§ **Input material**
::::

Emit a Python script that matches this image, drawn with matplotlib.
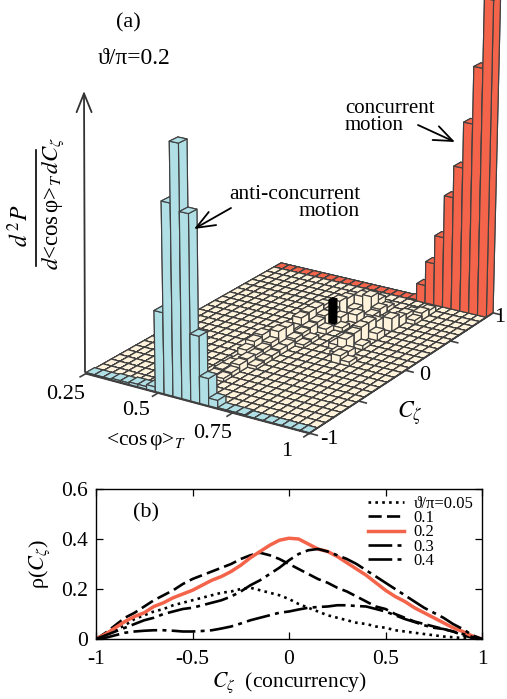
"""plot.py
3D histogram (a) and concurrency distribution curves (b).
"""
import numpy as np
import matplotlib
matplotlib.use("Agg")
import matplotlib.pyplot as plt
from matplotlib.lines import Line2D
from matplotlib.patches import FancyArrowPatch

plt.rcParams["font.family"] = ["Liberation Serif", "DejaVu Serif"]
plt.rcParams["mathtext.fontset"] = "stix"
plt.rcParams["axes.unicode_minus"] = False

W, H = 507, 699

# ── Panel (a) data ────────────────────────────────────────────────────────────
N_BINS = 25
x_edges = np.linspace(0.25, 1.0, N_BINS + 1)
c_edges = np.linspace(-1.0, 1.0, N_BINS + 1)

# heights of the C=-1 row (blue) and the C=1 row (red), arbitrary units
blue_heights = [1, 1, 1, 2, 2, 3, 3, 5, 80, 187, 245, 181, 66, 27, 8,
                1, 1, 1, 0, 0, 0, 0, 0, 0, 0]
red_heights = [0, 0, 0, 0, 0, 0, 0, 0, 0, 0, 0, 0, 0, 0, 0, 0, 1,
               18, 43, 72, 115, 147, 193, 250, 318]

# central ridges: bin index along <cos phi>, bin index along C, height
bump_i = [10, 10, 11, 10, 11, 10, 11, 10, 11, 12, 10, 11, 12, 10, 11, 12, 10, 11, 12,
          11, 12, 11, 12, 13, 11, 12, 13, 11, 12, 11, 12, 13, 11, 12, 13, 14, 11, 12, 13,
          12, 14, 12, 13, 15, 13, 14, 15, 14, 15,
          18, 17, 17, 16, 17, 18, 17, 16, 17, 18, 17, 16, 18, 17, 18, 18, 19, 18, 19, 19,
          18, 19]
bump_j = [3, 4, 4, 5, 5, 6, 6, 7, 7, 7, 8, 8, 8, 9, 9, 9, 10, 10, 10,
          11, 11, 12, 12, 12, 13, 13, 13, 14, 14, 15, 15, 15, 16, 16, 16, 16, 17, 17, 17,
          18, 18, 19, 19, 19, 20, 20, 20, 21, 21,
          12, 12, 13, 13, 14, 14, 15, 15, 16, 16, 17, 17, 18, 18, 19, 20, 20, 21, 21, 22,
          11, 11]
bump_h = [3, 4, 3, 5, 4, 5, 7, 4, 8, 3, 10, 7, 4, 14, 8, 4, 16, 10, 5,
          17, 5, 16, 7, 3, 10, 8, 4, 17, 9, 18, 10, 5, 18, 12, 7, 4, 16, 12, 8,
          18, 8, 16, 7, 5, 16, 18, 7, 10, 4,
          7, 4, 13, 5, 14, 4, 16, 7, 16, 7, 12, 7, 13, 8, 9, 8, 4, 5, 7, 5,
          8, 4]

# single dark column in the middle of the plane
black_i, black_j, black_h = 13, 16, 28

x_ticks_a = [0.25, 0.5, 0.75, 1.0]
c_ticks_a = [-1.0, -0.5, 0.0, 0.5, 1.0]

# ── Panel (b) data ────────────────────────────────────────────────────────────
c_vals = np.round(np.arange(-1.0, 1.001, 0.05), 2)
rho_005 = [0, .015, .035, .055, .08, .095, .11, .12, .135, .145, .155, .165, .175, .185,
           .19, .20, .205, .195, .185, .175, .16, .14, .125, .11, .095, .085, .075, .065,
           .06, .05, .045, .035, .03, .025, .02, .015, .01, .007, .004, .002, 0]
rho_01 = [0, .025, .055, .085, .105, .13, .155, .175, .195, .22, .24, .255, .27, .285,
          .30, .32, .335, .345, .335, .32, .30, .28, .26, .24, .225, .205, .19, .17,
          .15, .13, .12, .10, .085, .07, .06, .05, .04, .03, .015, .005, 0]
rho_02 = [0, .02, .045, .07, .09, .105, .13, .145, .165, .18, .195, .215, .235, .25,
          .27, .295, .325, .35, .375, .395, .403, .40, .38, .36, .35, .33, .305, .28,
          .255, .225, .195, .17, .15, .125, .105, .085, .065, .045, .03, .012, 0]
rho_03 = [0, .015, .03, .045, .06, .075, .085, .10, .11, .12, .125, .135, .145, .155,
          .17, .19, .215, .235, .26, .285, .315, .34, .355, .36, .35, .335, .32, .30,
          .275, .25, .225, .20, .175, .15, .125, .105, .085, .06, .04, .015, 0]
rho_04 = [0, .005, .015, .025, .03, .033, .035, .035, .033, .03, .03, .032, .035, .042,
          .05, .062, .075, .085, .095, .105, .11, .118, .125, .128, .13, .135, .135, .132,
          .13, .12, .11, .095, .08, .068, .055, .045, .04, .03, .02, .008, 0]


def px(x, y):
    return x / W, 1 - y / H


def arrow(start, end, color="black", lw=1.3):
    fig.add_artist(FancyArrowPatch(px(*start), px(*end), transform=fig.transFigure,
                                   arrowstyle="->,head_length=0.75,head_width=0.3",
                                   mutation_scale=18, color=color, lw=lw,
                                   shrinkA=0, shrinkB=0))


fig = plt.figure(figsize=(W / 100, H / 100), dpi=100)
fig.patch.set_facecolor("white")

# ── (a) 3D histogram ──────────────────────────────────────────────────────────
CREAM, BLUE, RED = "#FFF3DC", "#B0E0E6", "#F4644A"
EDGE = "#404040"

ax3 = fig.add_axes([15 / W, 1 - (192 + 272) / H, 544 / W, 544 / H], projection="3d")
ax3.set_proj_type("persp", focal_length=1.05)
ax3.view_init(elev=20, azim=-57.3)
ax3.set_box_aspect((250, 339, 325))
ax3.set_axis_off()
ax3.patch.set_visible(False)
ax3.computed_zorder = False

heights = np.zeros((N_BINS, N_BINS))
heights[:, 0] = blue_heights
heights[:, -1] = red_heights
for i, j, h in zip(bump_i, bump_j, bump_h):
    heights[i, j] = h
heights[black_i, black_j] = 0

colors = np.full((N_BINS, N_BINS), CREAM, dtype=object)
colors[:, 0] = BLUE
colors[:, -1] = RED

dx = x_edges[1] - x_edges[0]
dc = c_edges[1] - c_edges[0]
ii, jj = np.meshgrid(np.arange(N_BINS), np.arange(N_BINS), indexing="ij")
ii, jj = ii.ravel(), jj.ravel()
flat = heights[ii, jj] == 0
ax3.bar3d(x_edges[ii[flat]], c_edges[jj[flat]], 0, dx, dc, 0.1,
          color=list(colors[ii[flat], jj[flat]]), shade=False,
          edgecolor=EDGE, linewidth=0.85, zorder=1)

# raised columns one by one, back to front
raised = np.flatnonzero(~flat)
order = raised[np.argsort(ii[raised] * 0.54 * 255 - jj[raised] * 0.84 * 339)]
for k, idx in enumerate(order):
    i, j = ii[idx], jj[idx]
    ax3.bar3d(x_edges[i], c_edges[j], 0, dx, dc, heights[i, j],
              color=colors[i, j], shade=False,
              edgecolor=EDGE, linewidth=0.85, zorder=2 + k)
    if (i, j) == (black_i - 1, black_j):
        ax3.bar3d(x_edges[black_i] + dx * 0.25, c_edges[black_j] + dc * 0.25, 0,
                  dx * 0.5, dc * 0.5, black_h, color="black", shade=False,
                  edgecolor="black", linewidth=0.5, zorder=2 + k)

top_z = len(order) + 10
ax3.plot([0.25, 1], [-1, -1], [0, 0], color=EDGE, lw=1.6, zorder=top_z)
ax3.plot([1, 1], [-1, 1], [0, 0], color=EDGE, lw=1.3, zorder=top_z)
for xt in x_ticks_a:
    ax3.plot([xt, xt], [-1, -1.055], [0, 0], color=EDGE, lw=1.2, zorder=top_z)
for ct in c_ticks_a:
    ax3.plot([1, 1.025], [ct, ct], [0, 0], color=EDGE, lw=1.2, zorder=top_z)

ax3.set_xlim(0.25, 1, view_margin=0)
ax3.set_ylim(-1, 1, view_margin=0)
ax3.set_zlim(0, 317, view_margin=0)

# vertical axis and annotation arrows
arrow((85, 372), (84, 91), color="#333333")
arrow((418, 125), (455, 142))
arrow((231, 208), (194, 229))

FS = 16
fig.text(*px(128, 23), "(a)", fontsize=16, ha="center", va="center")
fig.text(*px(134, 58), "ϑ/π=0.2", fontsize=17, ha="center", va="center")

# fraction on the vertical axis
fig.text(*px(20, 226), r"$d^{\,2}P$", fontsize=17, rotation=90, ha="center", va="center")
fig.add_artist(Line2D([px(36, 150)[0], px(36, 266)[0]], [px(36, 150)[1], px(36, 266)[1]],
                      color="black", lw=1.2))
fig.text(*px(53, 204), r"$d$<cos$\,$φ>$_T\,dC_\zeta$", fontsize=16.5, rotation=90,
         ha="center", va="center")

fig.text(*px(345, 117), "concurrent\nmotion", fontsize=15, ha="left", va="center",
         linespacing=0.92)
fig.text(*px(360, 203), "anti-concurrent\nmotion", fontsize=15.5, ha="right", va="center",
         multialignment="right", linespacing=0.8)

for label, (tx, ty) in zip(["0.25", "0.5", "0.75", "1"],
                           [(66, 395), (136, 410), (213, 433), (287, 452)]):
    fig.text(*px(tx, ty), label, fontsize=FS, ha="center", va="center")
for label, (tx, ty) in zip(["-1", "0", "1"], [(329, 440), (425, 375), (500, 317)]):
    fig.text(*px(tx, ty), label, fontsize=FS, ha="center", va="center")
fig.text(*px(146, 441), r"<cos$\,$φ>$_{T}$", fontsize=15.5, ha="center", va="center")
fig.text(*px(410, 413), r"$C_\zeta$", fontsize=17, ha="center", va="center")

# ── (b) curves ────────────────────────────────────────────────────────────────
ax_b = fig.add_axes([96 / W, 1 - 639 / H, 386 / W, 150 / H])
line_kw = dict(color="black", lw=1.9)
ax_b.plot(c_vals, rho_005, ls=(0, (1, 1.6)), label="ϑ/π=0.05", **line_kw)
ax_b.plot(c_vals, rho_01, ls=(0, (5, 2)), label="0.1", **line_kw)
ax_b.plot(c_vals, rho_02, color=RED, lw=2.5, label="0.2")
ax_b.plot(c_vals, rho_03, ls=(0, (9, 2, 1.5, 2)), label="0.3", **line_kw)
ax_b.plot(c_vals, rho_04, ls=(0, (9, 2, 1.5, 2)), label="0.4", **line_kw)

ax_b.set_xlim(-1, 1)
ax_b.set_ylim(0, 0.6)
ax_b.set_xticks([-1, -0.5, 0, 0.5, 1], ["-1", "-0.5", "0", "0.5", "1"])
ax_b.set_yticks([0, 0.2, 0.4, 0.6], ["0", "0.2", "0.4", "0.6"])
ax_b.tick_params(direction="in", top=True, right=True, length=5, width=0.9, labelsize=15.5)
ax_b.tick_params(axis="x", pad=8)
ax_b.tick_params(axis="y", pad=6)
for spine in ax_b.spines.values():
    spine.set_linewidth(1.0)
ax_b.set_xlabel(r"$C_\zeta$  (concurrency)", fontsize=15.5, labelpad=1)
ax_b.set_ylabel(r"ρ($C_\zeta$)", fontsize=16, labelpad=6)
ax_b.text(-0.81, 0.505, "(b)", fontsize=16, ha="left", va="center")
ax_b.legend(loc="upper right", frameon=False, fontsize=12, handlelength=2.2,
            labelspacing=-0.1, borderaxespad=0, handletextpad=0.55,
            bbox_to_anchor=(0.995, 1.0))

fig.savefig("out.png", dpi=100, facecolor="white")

::::

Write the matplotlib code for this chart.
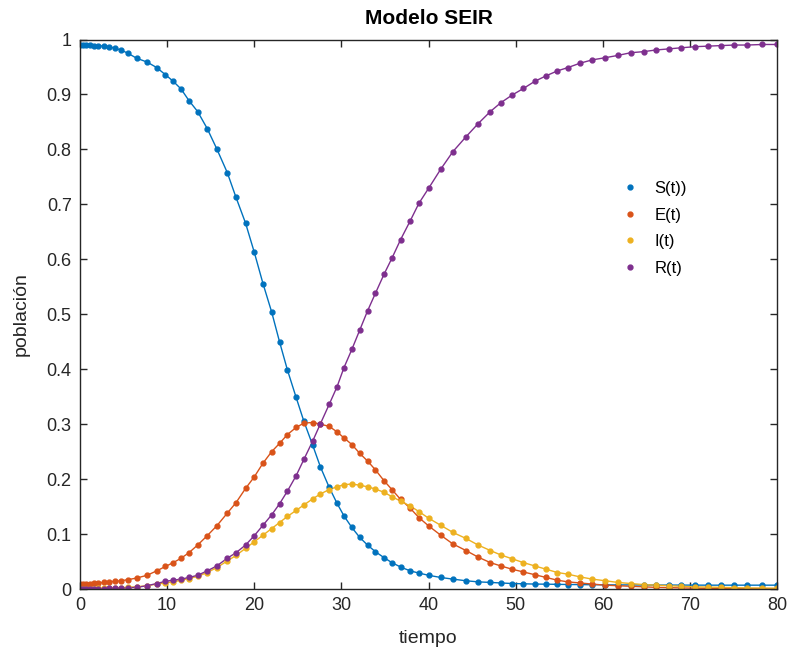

::::

§ **Direction**
With the pictures removed from your copy, retype the lines above from the one that contains "Emit a Python" through the one that contains "c_ticks_a = [-1.0, -0.5, 0.0, 0.5, 1.0]", exactly.

§ **Reply**
Emit a Python script that matches this image, drawn with matplotlib.
"""plot.py
3D histogram (a) and concurrency distribution curves (b).
"""
import numpy as np
import matplotlib
matplotlib.use("Agg")
import matplotlib.pyplot as plt
from matplotlib.lines import Line2D
from matplotlib.patches import FancyArrowPatch

plt.rcParams["font.family"] = ["Liberation Serif", "DejaVu Serif"]
plt.rcParams["mathtext.fontset"] = "stix"
plt.rcParams["axes.unicode_minus"] = False

W, H = 507, 699

# ── Panel (a) data ────────────────────────────────────────────────────────────
N_BINS = 25
x_edges = np.linspace(0.25, 1.0, N_BINS + 1)
c_edges = np.linspace(-1.0, 1.0, N_BINS + 1)

# heights of the C=-1 row (blue) and the C=1 row (red), arbitrary units
blue_heights = [1, 1, 1, 2, 2, 3, 3, 5, 80, 187, 245, 181, 66, 27, 8,
                1, 1, 1, 0, 0, 0, 0, 0, 0, 0]
red_heights = [0, 0, 0, 0, 0, 0, 0, 0, 0, 0, 0, 0, 0, 0, 0, 0, 1,
               18, 43, 72, 115, 147, 193, 250, 318]

# central ridges: bin index along <cos phi>, bin index along C, height
bump_i = [10, 10, 11, 10, 11, 10, 11, 10, 11, 12, 10, 11, 12, 10, 11, 12, 10, 11, 12,
          11, 12, 11, 12, 13, 11, 12, 13, 11, 12, 11, 12, 13, 11, 12, 13, 14, 11, 12, 13,
          12, 14, 12, 13, 15, 13, 14, 15, 14, 15,
          18, 17, 17, 16, 17, 18, 17, 16, 17, 18, 17, 16, 18, 17, 18, 18, 19, 18, 19, 19,
          18, 19]
bump_j = [3, 4, 4, 5, 5, 6, 6, 7, 7, 7, 8, 8, 8, 9, 9, 9, 10, 10, 10,
          11, 11, 12, 12, 12, 13, 13, 13, 14, 14, 15, 15, 15, 16, 16, 16, 16, 17, 17, 17,
          18, 18, 19, 19, 19, 20, 20, 20, 21, 21,
          12, 12, 13, 13, 14, 14, 15, 15, 16, 16, 17, 17, 18, 18, 19, 20, 20, 21, 21, 22,
          11, 11]
bump_h = [3, 4, 3, 5, 4, 5, 7, 4, 8, 3, 10, 7, 4, 14, 8, 4, 16, 10, 5,
          17, 5, 16, 7, 3, 10, 8, 4, 17, 9, 18, 10, 5, 18, 12, 7, 4, 16, 12, 8,
          18, 8, 16, 7, 5, 16, 18, 7, 10, 4,
          7, 4, 13, 5, 14, 4, 16, 7, 16, 7, 12, 7, 13, 8, 9, 8, 4, 5, 7, 5,
          8, 4]

# single dark column in the middle of the plane
black_i, black_j, black_h = 13, 16, 28

x_ticks_a = [0.25, 0.5, 0.75, 1.0]
c_ticks_a = [-1.0, -0.5, 0.0, 0.5, 1.0]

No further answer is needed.